── PROVIDED INFORMATION
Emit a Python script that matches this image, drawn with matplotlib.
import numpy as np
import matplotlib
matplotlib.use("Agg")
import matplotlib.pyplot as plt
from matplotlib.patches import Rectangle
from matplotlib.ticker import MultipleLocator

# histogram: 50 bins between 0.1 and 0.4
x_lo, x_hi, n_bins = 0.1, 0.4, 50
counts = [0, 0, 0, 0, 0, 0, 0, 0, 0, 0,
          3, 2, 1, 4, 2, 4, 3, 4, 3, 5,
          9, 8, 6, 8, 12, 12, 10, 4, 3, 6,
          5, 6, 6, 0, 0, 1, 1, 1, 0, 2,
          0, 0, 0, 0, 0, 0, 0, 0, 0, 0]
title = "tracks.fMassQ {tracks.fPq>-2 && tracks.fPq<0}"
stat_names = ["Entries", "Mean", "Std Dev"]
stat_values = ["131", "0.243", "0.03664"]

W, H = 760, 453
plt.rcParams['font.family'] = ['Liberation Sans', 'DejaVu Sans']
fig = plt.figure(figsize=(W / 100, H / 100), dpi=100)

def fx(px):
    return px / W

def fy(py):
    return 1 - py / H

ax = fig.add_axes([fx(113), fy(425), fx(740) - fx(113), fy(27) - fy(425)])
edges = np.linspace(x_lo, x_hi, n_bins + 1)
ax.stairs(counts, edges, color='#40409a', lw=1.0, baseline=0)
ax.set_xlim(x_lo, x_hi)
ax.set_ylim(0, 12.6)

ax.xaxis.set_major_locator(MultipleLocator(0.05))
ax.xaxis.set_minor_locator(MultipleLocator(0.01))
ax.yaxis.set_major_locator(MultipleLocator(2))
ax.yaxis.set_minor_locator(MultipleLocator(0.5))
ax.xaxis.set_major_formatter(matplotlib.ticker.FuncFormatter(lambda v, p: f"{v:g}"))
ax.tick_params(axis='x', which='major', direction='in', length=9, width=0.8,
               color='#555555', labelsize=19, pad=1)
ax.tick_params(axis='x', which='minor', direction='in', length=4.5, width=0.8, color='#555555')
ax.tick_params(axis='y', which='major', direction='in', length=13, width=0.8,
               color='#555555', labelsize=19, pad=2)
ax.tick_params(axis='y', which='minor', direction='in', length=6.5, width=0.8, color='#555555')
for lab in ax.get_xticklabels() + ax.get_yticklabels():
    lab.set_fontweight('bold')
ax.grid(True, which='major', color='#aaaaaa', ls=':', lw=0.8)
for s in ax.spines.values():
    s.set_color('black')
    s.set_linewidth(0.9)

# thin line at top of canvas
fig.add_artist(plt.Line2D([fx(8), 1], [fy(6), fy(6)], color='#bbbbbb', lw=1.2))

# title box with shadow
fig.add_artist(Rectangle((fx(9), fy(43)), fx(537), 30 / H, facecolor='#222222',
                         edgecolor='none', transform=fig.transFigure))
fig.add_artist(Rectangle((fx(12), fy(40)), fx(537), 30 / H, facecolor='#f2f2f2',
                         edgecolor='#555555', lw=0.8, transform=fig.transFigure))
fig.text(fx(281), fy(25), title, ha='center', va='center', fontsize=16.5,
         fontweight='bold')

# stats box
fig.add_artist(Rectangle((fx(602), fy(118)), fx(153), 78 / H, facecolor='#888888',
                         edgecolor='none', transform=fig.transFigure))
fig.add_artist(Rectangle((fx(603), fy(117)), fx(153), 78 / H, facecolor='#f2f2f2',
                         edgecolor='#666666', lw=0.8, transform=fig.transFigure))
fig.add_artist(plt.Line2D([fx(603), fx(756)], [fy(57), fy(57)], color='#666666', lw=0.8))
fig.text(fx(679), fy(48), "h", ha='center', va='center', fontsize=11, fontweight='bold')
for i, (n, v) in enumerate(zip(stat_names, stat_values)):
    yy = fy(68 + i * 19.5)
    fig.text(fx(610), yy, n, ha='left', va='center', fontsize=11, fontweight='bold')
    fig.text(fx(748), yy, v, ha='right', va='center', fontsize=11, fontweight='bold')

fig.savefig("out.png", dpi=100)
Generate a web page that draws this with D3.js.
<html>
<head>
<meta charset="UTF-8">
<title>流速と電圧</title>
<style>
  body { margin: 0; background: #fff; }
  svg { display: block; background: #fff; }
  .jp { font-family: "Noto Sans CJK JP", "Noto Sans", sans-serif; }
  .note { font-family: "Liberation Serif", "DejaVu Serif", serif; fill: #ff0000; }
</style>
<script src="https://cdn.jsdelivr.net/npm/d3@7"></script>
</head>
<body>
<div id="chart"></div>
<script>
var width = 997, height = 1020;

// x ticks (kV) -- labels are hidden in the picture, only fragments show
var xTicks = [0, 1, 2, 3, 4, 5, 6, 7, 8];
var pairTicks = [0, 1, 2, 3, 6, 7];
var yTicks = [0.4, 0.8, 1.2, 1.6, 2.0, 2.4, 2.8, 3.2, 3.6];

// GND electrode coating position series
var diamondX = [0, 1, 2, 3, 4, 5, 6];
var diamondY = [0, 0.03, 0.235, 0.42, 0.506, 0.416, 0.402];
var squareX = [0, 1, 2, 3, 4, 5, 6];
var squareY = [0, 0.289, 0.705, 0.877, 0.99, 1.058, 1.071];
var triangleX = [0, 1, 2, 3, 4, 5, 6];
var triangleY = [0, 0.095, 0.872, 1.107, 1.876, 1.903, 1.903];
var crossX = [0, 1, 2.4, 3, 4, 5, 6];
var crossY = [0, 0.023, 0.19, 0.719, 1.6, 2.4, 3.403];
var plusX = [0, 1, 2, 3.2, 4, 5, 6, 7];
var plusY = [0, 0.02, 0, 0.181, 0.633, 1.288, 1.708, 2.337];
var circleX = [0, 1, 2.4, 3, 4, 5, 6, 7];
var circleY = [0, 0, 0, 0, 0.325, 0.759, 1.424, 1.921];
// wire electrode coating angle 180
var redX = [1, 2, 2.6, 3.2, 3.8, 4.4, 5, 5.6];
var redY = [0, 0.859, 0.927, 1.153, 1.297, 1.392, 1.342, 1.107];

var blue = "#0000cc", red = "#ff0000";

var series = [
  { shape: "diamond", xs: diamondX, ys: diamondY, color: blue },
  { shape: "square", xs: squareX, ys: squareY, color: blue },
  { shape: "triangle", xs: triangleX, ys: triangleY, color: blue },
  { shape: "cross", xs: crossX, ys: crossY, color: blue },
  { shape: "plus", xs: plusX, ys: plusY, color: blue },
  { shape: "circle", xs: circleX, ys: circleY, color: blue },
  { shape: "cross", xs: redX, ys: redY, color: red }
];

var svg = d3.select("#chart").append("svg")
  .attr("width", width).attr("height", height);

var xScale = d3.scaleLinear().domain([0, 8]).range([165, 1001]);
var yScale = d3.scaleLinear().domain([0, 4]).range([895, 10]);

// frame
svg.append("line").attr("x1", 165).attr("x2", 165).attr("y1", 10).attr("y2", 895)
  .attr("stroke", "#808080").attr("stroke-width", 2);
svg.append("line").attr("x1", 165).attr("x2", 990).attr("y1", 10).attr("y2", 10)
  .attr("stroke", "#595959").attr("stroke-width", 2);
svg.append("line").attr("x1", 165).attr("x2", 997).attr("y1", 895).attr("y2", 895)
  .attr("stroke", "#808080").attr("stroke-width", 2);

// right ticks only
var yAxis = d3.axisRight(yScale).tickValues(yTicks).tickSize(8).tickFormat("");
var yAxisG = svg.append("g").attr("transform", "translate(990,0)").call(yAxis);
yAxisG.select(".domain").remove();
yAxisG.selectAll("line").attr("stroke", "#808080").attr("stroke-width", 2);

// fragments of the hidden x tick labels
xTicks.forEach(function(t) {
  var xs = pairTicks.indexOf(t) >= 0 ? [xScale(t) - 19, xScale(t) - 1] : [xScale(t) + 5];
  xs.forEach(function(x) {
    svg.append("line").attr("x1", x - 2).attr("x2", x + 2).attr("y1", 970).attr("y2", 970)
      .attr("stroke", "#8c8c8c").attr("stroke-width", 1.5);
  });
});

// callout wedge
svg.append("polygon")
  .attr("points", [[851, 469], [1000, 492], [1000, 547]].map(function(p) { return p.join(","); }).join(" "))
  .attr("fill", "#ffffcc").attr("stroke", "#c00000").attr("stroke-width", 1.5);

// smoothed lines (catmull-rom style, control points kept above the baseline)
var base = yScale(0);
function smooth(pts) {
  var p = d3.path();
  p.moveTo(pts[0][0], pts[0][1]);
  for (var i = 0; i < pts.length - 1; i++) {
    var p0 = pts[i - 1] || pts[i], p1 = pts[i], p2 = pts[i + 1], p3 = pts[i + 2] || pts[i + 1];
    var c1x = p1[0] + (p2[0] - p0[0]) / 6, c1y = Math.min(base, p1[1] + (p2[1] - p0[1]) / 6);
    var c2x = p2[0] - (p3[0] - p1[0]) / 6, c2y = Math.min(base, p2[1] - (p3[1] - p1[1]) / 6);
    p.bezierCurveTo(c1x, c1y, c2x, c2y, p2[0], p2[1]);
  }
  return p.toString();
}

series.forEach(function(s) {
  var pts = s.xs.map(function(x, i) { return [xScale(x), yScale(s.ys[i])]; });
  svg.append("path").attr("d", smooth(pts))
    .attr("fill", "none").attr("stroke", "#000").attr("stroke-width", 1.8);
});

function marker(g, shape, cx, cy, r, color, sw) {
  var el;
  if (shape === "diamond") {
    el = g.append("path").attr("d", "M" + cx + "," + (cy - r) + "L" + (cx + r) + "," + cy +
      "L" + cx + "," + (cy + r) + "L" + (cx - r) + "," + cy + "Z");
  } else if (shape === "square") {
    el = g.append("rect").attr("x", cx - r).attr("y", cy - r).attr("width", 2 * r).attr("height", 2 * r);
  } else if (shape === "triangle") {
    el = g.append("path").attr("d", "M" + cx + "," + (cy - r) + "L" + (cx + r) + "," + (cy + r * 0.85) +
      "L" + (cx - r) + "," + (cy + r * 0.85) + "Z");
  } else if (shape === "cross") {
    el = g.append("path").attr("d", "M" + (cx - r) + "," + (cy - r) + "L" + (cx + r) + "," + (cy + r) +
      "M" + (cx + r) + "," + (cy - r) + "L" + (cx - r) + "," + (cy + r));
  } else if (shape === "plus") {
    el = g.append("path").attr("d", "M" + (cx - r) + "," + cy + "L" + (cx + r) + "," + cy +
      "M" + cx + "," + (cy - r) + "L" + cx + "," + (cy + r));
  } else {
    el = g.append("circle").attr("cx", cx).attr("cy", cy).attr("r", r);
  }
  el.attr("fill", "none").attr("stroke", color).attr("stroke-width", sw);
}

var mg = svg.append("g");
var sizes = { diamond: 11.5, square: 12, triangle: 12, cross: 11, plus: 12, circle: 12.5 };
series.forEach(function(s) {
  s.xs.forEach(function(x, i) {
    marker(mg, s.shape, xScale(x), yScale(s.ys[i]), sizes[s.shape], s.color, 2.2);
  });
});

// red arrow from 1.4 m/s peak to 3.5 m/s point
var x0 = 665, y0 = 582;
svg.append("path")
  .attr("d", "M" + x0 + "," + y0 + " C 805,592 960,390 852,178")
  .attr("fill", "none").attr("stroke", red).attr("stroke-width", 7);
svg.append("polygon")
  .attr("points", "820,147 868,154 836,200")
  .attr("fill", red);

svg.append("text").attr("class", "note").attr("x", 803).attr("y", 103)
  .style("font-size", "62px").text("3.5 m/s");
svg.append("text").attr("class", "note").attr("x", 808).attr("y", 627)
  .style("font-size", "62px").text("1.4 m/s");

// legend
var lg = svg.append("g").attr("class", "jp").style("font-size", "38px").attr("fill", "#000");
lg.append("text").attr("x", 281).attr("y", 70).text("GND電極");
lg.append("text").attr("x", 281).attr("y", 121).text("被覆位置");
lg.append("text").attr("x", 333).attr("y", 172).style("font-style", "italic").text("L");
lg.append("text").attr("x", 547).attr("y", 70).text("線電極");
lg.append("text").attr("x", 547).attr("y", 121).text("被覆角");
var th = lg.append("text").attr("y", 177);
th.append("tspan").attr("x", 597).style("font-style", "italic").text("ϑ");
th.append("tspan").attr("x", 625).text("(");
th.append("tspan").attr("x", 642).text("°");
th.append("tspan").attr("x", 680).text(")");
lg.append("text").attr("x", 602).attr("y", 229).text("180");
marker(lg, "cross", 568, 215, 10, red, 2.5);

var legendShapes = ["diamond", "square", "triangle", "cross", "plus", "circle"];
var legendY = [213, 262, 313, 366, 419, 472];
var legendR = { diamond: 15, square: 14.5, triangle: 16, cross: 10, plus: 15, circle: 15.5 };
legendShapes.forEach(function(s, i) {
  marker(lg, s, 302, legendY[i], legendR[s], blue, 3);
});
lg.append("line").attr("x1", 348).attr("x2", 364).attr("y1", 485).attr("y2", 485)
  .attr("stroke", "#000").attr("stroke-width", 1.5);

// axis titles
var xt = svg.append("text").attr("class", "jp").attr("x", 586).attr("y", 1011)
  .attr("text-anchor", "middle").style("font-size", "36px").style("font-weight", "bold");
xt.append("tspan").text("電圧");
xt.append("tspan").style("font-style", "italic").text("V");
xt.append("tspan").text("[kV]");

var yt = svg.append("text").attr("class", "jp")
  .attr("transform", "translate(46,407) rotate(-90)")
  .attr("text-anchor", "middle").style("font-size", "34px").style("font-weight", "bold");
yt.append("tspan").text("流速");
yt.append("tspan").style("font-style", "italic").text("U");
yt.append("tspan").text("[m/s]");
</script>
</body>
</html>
────
EXERCISE AIM: Please write out exactly the lines from the start of the data through the line that contains "from matplotlib.ticker import MultipleLocator", both ends included, and nothing else.

IN RESPONSE:
Emit a Python script that matches this image, drawn with matplotlib.
import numpy as np
import matplotlib
matplotlib.use("Agg")
import matplotlib.pyplot as plt
from matplotlib.patches import Rectangle
from matplotlib.ticker import MultipleLocator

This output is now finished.